The problem is that suitable land for housing development in the UK is in great shortage. Many people believe Greenbelt land would be ideal but because it was designed as protected "recreational" space, it is simply being wasted. In fact, some people will go as far as to say that the critical shortage of affordable housing in the UK has led to a serious decline of the cherished village life.

Today, we see groups of activists, developers, and private builders coming together to call upon the UK's government to reform the planning procedures specific to Greenbelts so that rural communities would have the opportunity to create more affordable housing by building on Greenbelt countryside. To these people, while the land is beautiful, it is simply open space that nothing is being done with. In the meantime, you see overcrowding or people living in slum situations because they cannot afford to live in nice areas.

One of the problems is that there is a definite decline in the provision of social housing. This together with the influx of wealthy commuters, holiday homers, and retirees has forced the younger generation to move out from the villages, trying to find affordable homes and jobs just so they can live and raise their family in decent conditions. Unfortunately, this has resulted in many of the traditional rural communities being broken up and destroyed. The solution - freeing up some of the Greenbelt land so that affordable housing could be built, allowing these younger generations to have nice homes and to raise their families where and how they want.

Sadly, the government has not been responsive to the request of various groups desperately trying to make their point about Greenbelt land and affordable housing. In fact, the future of the rural community is only worsening. The bottom line is that the UK's government has turned its back to this serious problem, completely failing to invest in the need for social housing. Today, we see almost 20% of the population living in market towns and villages with the Housing Corporation providing just 2% of its budget to rural development. With social housing now consisting of 16% and more of the rural housing stock, which is compared to 23% in urban areas, you can see that this problem is serious and only becoming worse.
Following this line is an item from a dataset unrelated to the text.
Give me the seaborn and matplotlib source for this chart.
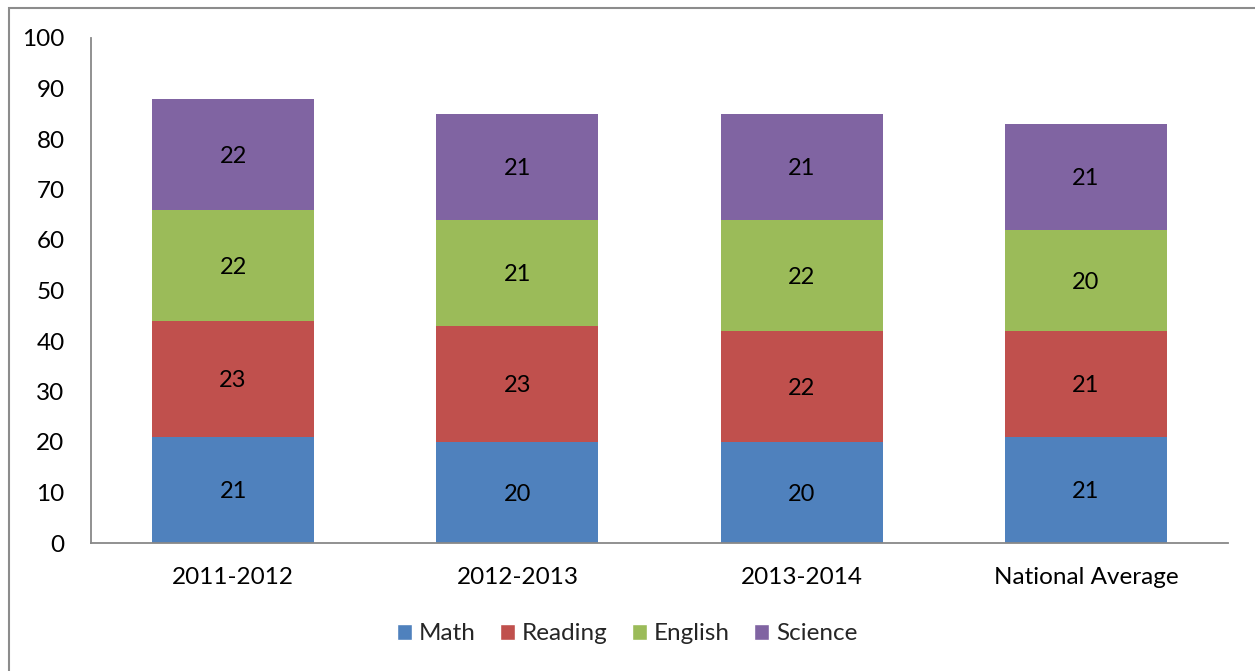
import numpy as np
import pandas as pd
import matplotlib
matplotlib.use('Agg')
import matplotlib.pyplot as plt
import seaborn as sns
from matplotlib.patches import Rectangle, Patch

# Data
categories = ['2011-2012', '2012-2013', '2013-2014', 'National Average']
math = [21, 20, 20, 21]
reading = [23, 23, 22, 21]
english = [22, 21, 22, 20]
science = [22, 21, 21, 21]

subjects = ['Math', 'Reading', 'English', 'Science']
colors = ['#4F81BD', '#C0504D', '#9BBB59', '#8064A2']

df = pd.DataFrame({'Year': categories, 'Math': math, 'Reading': reading,
                   'English': english, 'Science': science})

sns.set_style('white')
plt.rcParams['font.family'] = ['Lato', 'DejaVu Sans']

fig = plt.figure(figsize=(12.55, 6.71), dpi=100)
ax = fig.add_axes([91/1255, 128/671, 1137/1255, 505/671])

# cumulative totals, drawn from top layer down so each covers the one below
cum = df[subjects].cumsum(axis=1)
for subj, col in reversed(list(zip(subjects, colors))):
    sns.barplot(x=df['Year'], y=cum[subj], color=col, width=0.57,
                saturation=1, ax=ax, linewidth=0)

# value labels in middle of each segment
for i in range(len(categories)):
    base = 0
    for subj in subjects:
        v = df.loc[i, subj]
        ax.text(i, base + v / 2 - 0.4, str(v), ha='center', va='center',
                fontsize=17, color='black')
        base += v

ax.set_ylim(0, 100)
ax.set_yticks(range(0, 101, 10))
ax.set_xlabel('')
ax.set_ylabel('')
ax.tick_params(axis='both', length=0, labelsize=17.5, colors='black')
ax.tick_params(axis='y', pad=19)
ax.tick_params(axis='x', pad=17)
for s in ['top', 'right']:
    ax.spines[s].set_visible(False)
for s in ['left', 'bottom']:
    ax.spines[s].set_color('#888888')
    ax.spines[s].set_linewidth(1.3)

handles = [Patch(facecolor=c, label=s) for s, c in zip(subjects, colors)]
fig.legend(handles=handles, loc='center', bbox_to_anchor=(0.5, 1 - 634/671),
           ncol=4, frameon=False, fontsize=17.5, handlelength=0.6,
           handleheight=0.6, handletextpad=0.3, columnspacing=1.0)

# outer chart border
fig.patches.append(Rectangle((9/1255, -0.1), 1.2, 1.1 - 8/671,
                             transform=fig.transFigure, fill=False,
                             edgecolor='#8c8c8c', linewidth=1.5))

fig.savefig('out.png', dpi=100)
To make the issue even more challenging, the government has done very little to assist the rural communities and the changing situations. Because of this, we now see numerous rural communities in the UK in major decline. In fact, the Rural Development Commission recently conducted a survey in which 28% of rural parishes just in England did not have a village hall, 29% did not have a pub, 29% did not have a school, 42% did not have a shop, and 43% did not have a post office.

As a result, of this problem, we now see the number of proposals to help free up Greenbelt land to make way for affordable housing growing significantly. The call for action currently being addressed is a flexible approach for agricultural land to be used for development, assessing applications based on quality, local circumstances, and overall merits. In addition, this call for action is asking the Housing Corporation to increase its investment to 15% and suggesting that local authorities acquire land and borrow private funds to build new houses.

Yes, Greenbelt land is needed and it is important but the fact is that the demands for affordable housing in the UK have reached serious levels to where now, something needs to be done so people are put first before recreational land. This means releasing some of the Greenbelt land to build affordable housing. Keep in mind that not all of the Greenbelt land would have to be released but enough so families can afford to live, as they should.